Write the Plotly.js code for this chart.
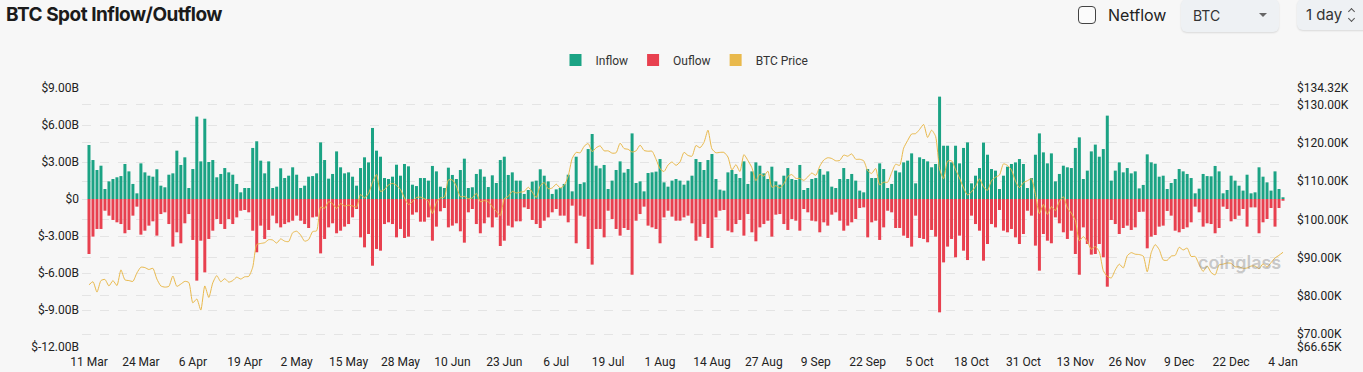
<!DOCTYPE html>
<html>
<head>
<meta charset="utf-8">
<script src="https://cdn.plot.ly/plotly-3.0.1.min.js"></script>
<style>
html,body{margin:0;padding:0;background:#f7f7f7;width:1363px;height:372px;overflow:hidden;font-family:Inter,Roboto,sans-serif;}
#chart{position:absolute;left:0;top:0;width:1363px;height:372px;}
.title{position:absolute;left:6px;top:3px;font-weight:700;font-size:19px;color:#1b1b1b;letter-spacing:-0.5px;white-space:nowrap;}
.chk{position:absolute;left:1078px;top:6px;width:16px;height:16px;border:1.6px solid #444;border-radius:4px;background:#fbfbfb;}
.netflow{position:absolute;left:1108px;top:5px;font-size:16px;color:#222;}
.sel{position:absolute;left:1181px;top:-1px;width:98px;height:33px;background:#eef1f4;border-radius:6px;box-shadow:0 1px 2px rgba(0,0,0,0.12);}
.sel .t{position:absolute;left:12px;top:8px;font-size:14px;color:#333;}
.sel .c{position:absolute;left:78px;top:14px;width:0;height:0;border-left:4px solid transparent;border-right:4px solid transparent;border-top:4px solid #666;}
.day{position:absolute;left:1297px;top:-1px;width:80px;height:31px;background:#eef1f4;border-radius:6px;box-shadow:0 1px 2px rgba(0,0,0,0.12);}
.day .t{position:absolute;left:9px;top:6px;font-size:15px;color:#333;}
.day .up,.day .dn{position:absolute;left:52px;width:4px;height:4px;border-left:1.3px solid #555;border-top:1.3px solid #555;}
.day .up{top:10px;transform:rotate(45deg);}
.day .dn{top:17px;transform:rotate(225deg);}
</style>
</head>
<body>
<div id="chart"></div>
<div class="title">BTC Spot Inflow/Outflow</div>
<div class="chk"></div>
<div class="netflow">Netflow</div>
<div class="sel"><span class="t">BTC</span><span class="c"></span></div>
<div class="day"><span class="t">1 day</span><span class="up"></span><span class="dn"></span></div>
<script>
// Daily series from 11 Mar 2025 to 4 Jan 2026 (values in $B and $K)
const startDay = '2025-03-11';

const inflow = [
4.38,3.16,2.35,2.70,0.81,1.43,1.62,1.76,1.86,2.84,
2.24,1.22,0.46,2.89,2.16,1.89,1.81,2.41,1.08,0.95,
1.97,2.08,3.92,2.76,3.38,0.89,2.43,6.68,3.05,6.51,
3.00,3.16,1.76,2.03,2.51,2.16,1.97,1.22,0.54,0.89,
0.89,4.14,4.68,3.11,2.08,3.05,0.89,1.00,2.49,1.70,
1.89,2.57,1.97,0.89,1.08,1.81,1.86,2.08,4.59,3.16,
1.65,2.03,3.86,2.57,2.08,2.16,1.81,1.08,2.51,3.38,
2.97,5.76,3.92,3.43,1.70,1.62,1.81,2.78,1.89,2.84,
2.65,1.16,1.05,1.70,1.70,1.49,2.68,2.24,1.00,0.89,
2.54,1.95,1.62,2.35,3.27,0.89,0.95,2.03,2.41,1.81,
0.97,1.92,1.30,3.16,3.43,1.95,2.16,1.49,1.49,0.41,
0.73,1.41,1.49,2.41,1.89,1.43,0.41,0.78,0.89,1.22,
1.97,0.62,3.43,1.22,1.35,4.05,5.27,2.70,2.49,2.76,
0.81,1.49,2.35,3.05,2.14,2.43,5.32,1.30,1.43,0.62,
2.11,2.16,2.22,3.24,1.35,1.00,1.49,1.62,1.49,1.16,
1.49,1.89,3.24,3.00,2.35,3.16,3.65,1.62,0.76,0.68,
2.16,2.35,2.03,1.70,3.05,1.22,2.24,2.97,2.70,2.08,
1.62,2.62,1.43,1.16,1.89,2.51,1.62,1.54,2.76,0.73,
0.89,1.62,1.70,2.43,1.97,2.24,1.00,0.89,1.62,2.51,
1.62,2.03,1.49,0.68,0.54,2.43,1.70,1.70,2.89,2.43,
0.89,1.22,2.30,2.16,2.97,3.11,3.70,1.27,3.38,3.24,
3.05,2.57,2.84,8.30,4.32,4.32,2.97,4.32,2.89,4.14,
4.59,1.27,1.89,2.51,4.57,3.59,2.43,2.30,0.81,1.89,
2.62,2.84,2.97,3.24,2.84,0.89,1.70,3.59,5.32,3.78,
2.89,3.70,1.43,2.03,2.70,2.57,2.51,4.14,5.00,1.62,
2.30,3.86,4.41,3.43,4.05,6.76,1.49,2.30,2.97,2.16,
2.51,2.08,2.24,0.86,1.14,3.62,2.97,2.86,1.81,1.89,
0.81,1.30,1.62,2.43,2.24,2.03,1.70,0.46,0.84,2.03,
1.86,1.84,2.68,2.24,0.46,0.73,1.89,1.49,1.08,0.68,
1.97,0.46,0.54,2.57,1.81,1.35,0.68,2.24,0.81,0.14
];

const outflow = [
-4.46,-3.05,-2.43,-2.43,-0.95,-1.35,-1.70,-1.89,-2.03,-2.78,
-2.51,-1.35,-0.62,-2.89,-2.57,-2.16,-1.81,-2.97,-1.22,-1.08,
-2.03,-3.86,-2.70,-3.59,-1.97,-1.22,-3.32,-6.62,-3.38,-5.95,
-3.24,-2.57,-1.62,-2.03,-2.43,-1.62,-2.03,-1.49,-0.95,-0.89,
-1.08,-2.57,-4.32,-2.16,-3.24,-2.51,-1.35,-1.97,-2.30,-2.03,
-1.89,-1.76,-1.35,-1.76,-2.03,-2.35,-1.49,-1.43,-4.41,-3.24,
-2.30,-1.97,-2.78,-2.57,-2.24,-2.03,-1.49,-0.81,-3.11,-3.92,
-2.84,-5.41,-4.05,-4.19,-2.03,-1.89,-2.03,-3.11,-2.43,-3.16,
-3.05,-1.27,-1.08,-1.84,-1.84,-1.49,-3.38,-2.24,-1.00,-0.73,
-2.30,-2.16,-1.97,-2.62,-3.54,-1.08,-0.81,-2.03,-2.78,-1.97,
-1.49,-2.30,-1.49,-3.81,-3.38,-2.16,-2.30,-1.81,-1.81,-0.68,
-0.81,-1.70,-2.03,-2.35,-1.76,-1.49,-1.08,-0.81,-1.35,-1.35,
-1.89,-0.54,-3.59,-1.35,-1.43,-4.05,-5.32,-2.43,-2.43,-3.11,
-0.95,-1.62,-2.43,-2.97,-2.35,-2.51,-6.14,-1.76,-1.22,-0.62,
-2.16,-2.30,-2.43,-3.59,-1.49,-0.95,-1.43,-1.76,-1.76,-1.49,
-1.35,-1.97,-3.38,-3.05,-2.03,-3.16,-3.97,-1.49,-0.95,-0.89,
-2.57,-2.70,-2.03,-1.70,-2.97,-1.22,-2.70,-3.43,-2.30,-2.03,
-1.76,-3.05,-1.27,-1.22,-2.03,-2.51,-1.62,-1.76,-2.57,-0.81,
-1.08,-1.76,-1.81,-2.70,-1.89,-2.16,-1.27,-1.08,-1.76,-2.57,
-2.16,-1.89,-1.62,-0.73,-0.68,-3.11,-1.89,-1.76,-3.32,-2.30,
-0.95,-1.08,-2.35,-2.35,-2.97,-3.16,-3.86,-1.35,-3.16,-3.24,
-3.51,-2.51,-3.05,-9.19,-5.14,-3.86,-3.24,-4.73,-2.97,-4.19,
-4.95,-1.35,-2.03,-2.57,-5.00,-3.65,-2.03,-2.30,-0.89,-2.57,
-2.70,-2.43,-3.11,-3.65,-2.84,-0.95,-1.35,-3.78,-5.81,-2.84,
-3.38,-3.59,-1.49,-1.97,-2.70,-3.24,-2.57,-4.46,-6.14,-2.30,
-3.65,-4.51,-4.46,-3.65,-4.73,-7.11,-1.70,-2.03,-2.84,-2.35,
-2.16,-2.51,-2.30,-1.05,-1.03,-4.00,-3.05,-2.92,-2.24,-2.16,
-0.97,-1.35,-2.57,-2.70,-2.43,-2.30,-1.89,-0.62,-1.08,-2.24,
-1.97,-2.03,-2.78,-2.35,-0.62,-0.81,-1.81,-1.62,-1.35,-0.81,
-2.24,-0.68,-0.68,-2.78,-1.89,-1.62,-0.73,-2.24,-0.73,-0.14
];

const btcPrice = [
82.9,83.7,81.0,84.0,84.3,82.6,84.0,82.7,86.8,84.2,84.0,83.8,86.0,87.5,87.4,86.9,87.2,84.4,82.6,82.3,82.5,
85.2,82.5,83.1,83.8,83.5,78.2,79.2,76.3,82.6,79.6,83.4,85.3,83.7,84.5,83.6,84.0,84.9,84.4,85.0,85.1,87.5,93.4,93.7,93.9,94.7,94.6,93.8,94.9,94.3,94.2,
96.5,96.9,95.9,94.3,94.7,96.8,97.0,103.2,102.9,104.6,104.1,102.8,104.1,103.5,103.7,103.5,103.2,106.5,105.6,106.8,109.7,111.7,107.3,107.8,109.0,109.4,108.9,107.8,105.6,103.9,104.6,
105.7,105.8,105.4,104.7,101.5,104.4,105.6,105.8,110.3,110.3,108.7,105.9,106.0,105.4,105.6,106.8,104.6,104.9,104.6,103.3,102.1,101.0,105.4,106.0,107.3,106.9,107.1,107.3,108.4,107.1,
105.7,108.8,109.6,108.0,108.2,109.2,108.2,108.9,111.3,115.9,117.5,117.4,119.1,119.8,117.7,118.7,119.2,117.9,117.9,117.3,117.4,119.9,118.5,118.3,117.6,117.9,119.4,118.0,117.8,117.8,115.7,
113.2,112.5,114.2,115.0,114.1,115.0,117.5,116.7,116.5,119.3,118.7,120.1,123.3,118.4,117.4,117.5,117.5,116.3,112.9,114.3,112.5,116.9,115.4,113.5,110.1,111.8,111.3,112.6,108.4,108.8,108.2,
109.3,111.2,111.7,110.7,110.7,110.2,111.1,112.1,111.5,113.9,115.5,116.1,115.9,115.3,115.4,116.8,116.5,117.1,115.7,115.7,115.3,112.7,112.0,113.3,109.0,109.7,109.7,112.2,114.4,114.1,
118.6,120.6,122.3,122.4,123.5,124.8,121.4,123.3,121.7,113.2,110.6,115.2,115.3,113.0,110.8,108.2,106.4,107.2,108.6,110.6,108.5,107.6,110.1,111.0,111.6,114.5,114.1,112.9,110.0,108.3,109.6,
110.1,110.6,106.5,101.5,103.9,101.3,103.3,102.3,104.7,105.9,103.0,101.6,99.7,94.4,95.5,94.2,92.2,92.9,91.5,86.6,85.1,84.7,86.8,88.3,87.3,90.5,91.3,90.9,90.8,90.4,
86.3,91.3,93.4,92.1,89.4,89.3,90.4,90.6,92.7,92.0,92.5,90.3,90.3,88.2,86.4,87.8,86.1,85.5,88.1,88.3,88.6,88.5,87.6,87.6,87.2,87.3,87.8,87.8,87.1,88.4,87.5,
88.7,89.9,90.6,91.4
];

const xTickDates = ['2025-03-11','2025-03-24','2025-04-06','2025-04-19','2025-05-02','2025-05-15','2025-05-28','2025-06-10','2025-06-23','2025-07-06','2025-07-19','2025-08-01','2025-08-14','2025-08-27','2025-09-09','2025-09-22','2025-10-05','2025-10-18','2025-10-31','2025-11-13','2025-11-26','2025-12-09','2025-12-22','2026-01-04'];
const xTickLabels = ['11 Mar','24 Mar','6 Apr','19 Apr','2 May','15 May','28 May','10 Jun','23 Jun','6 Jul','19 Jul','1 Aug','14 Aug','27 Aug','9 Sep','22 Sep','5 Oct','18 Oct','31 Oct','13 Nov','26 Nov','9 Dec','22 Dec','4 Jan'];
const flowTickVals = [-12,-9,-6,-3,0,3,6,9];
const flowTickLabels = ['$-12.00B','$-9.00B','$-6.00B','$-3.00B','$0','$3.00B','$6.00B','$9.00B'];
const priceTickVals = [66.65,70,80,90,100,110,120,130,134.32];
const priceTickLabels = ['$66.65K','$70.00K','$80.00K','$90.00K','$100.00K','$110.00K','$120.00K','$130.00K','$134.32K'];

const t0 = Date.parse(startDay + 'T00:00:00Z');
const dates = inflow.map((_, i) => new Date(t0 + i * 86400000).toISOString().slice(0, 10));

const GREEN = '#1ba384', RED = '#e8404f', GOLD = '#e9b94c';
const tickFont = {family: 'Roboto, sans-serif', size: 12, color: '#222'};

const traces = [
  {type: 'bar', name: 'Inflow', x: dates, y: inflow, marker: {color: GREEN}, hoverinfo: 'skip'},
  {type: 'bar', name: 'Ouflow', x: dates, y: outflow, marker: {color: RED}, hoverinfo: 'skip'},
  {type: 'scatter', mode: 'lines', name: 'BTC Price', x: dates, y: btcPrice, yaxis: 'y2',
   line: {color: GOLD, width: 1, shape: 'spline', smoothing: 0.6}, showlegend: false, hoverinfo: 'skip'},
  {type: 'bar', name: 'BTC Price', x: [null], y: [null], marker: {color: GOLD}, hoverinfo: 'skip'}
];

const layout = {
  width: 1363, height: 372,
  margin: {l: 82, r: 76, t: 88, b: 25, pad: 0},
  paper_bgcolor: 'rgba(0,0,0,0)', plot_bgcolor: 'rgba(0,0,0,0)',
  barmode: 'relative', bargap: 0.25,
  showlegend: true,
  legend: {orientation: 'h', x: 0.5, xanchor: 'center', y: 1.108, yanchor: 'middle',
           font: {family: 'Roboto, sans-serif', size: 12, color: '#333'}, itemwidth: 30, traceorder: 'normal',
           bgcolor: 'rgba(0,0,0,0)'},
  xaxis: {type: 'date', range: ['2025-03-09 06:00', '2026-01-05 00:00'],
          tickmode: 'array', tickvals: xTickDates, ticktext: xTickLabels,
          showgrid: false, zeroline: false, showline: false, ticks: '', tickfont: tickFont, fixedrange: true,
          ticklabelstandoff: 6},
  yaxis: {range: [-12, 9], tickmode: 'array', tickvals: flowTickVals, ticktext: flowTickLabels,
          showgrid: true, gridcolor: '#e4e4e4', griddash: 'dash', gridwidth: 1,
          zeroline: false, showline: false, ticks: '', tickfont: tickFont, ticklabelstandoff: 2},
  yaxis2: {overlaying: 'y', side: 'right', range: [66.65, 134.32], tickmode: 'array',
           tickvals: priceTickVals, ticktext: priceTickLabels,
           showgrid: true, gridcolor: '#e4e4e4', griddash: 'dash', gridwidth: 1,
           zeroline: false, showline: false, ticks: '', tickfont: tickFont, ticklabelstandoff: 9},
  annotations: [
    {xref: 'paper', yref: 'paper', x: 0.997, y: 0.328, xanchor: 'right', yanchor: 'middle', showarrow: false,
     text: 'coinglass', font: {family: 'Inter, sans-serif', size: 18, color: 'rgba(140,140,140,0.45)', weight: 600}}
  ]
};

Plotly.newPlot('chart', traces, layout, {staticPlot: true, displayModeBar: false});
</script>
</body>
</html>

# [Written problem]
Write out exactly the lines between the start of the data and the line with "const startDay = '2025-03-11';", including both, but none of the pictures.

# [Solution to this task]
Write the Plotly.js code for this chart.
<!DOCTYPE html>
<html>
<head>
<meta charset="utf-8">
<script src="https://cdn.plot.ly/plotly-3.0.1.min.js"></script>
<style>
html,body{margin:0;padding:0;background:#f7f7f7;width:1363px;height:372px;overflow:hidden;font-family:Inter,Roboto,sans-serif;}
#chart{position:absolute;left:0;top:0;width:1363px;height:372px;}
.title{position:absolute;left:6px;top:3px;font-weight:700;font-size:19px;color:#1b1b1b;letter-spacing:-0.5px;white-space:nowrap;}
.chk{position:absolute;left:1078px;top:6px;width:16px;height:16px;border:1.6px solid #444;border-radius:4px;background:#fbfbfb;}
.netflow{position:absolute;left:1108px;top:5px;font-size:16px;color:#222;}
.sel{position:absolute;left:1181px;top:-1px;width:98px;height:33px;background:#eef1f4;border-radius:6px;box-shadow:0 1px 2px rgba(0,0,0,0.12);}
.sel .t{position:absolute;left:12px;top:8px;font-size:14px;color:#333;}
.sel .c{position:absolute;left:78px;top:14px;width:0;height:0;border-left:4px solid transparent;border-right:4px solid transparent;border-top:4px solid #666;}
.day{position:absolute;left:1297px;top:-1px;width:80px;height:31px;background:#eef1f4;border-radius:6px;box-shadow:0 1px 2px rgba(0,0,0,0.12);}
.day .t{position:absolute;left:9px;top:6px;font-size:15px;color:#333;}
.day .up,.day .dn{position:absolute;left:52px;width:4px;height:4px;border-left:1.3px solid #555;border-top:1.3px solid #555;}
.day .up{top:10px;transform:rotate(45deg);}
.day .dn{top:17px;transform:rotate(225deg);}
</style>
</head>
<body>
<div id="chart"></div>
<div class="title">BTC Spot Inflow/Outflow</div>
<div class="chk"></div>
<div class="netflow">Netflow</div>
<div class="sel"><span class="t">BTC</span><span class="c"></span></div>
<div class="day"><span class="t">1 day</span><span class="up"></span><span class="dn"></span></div>
<script>
// Daily series from 11 Mar 2025 to 4 Jan 2026 (values in $B and $K)
const startDay = '2025-03-11';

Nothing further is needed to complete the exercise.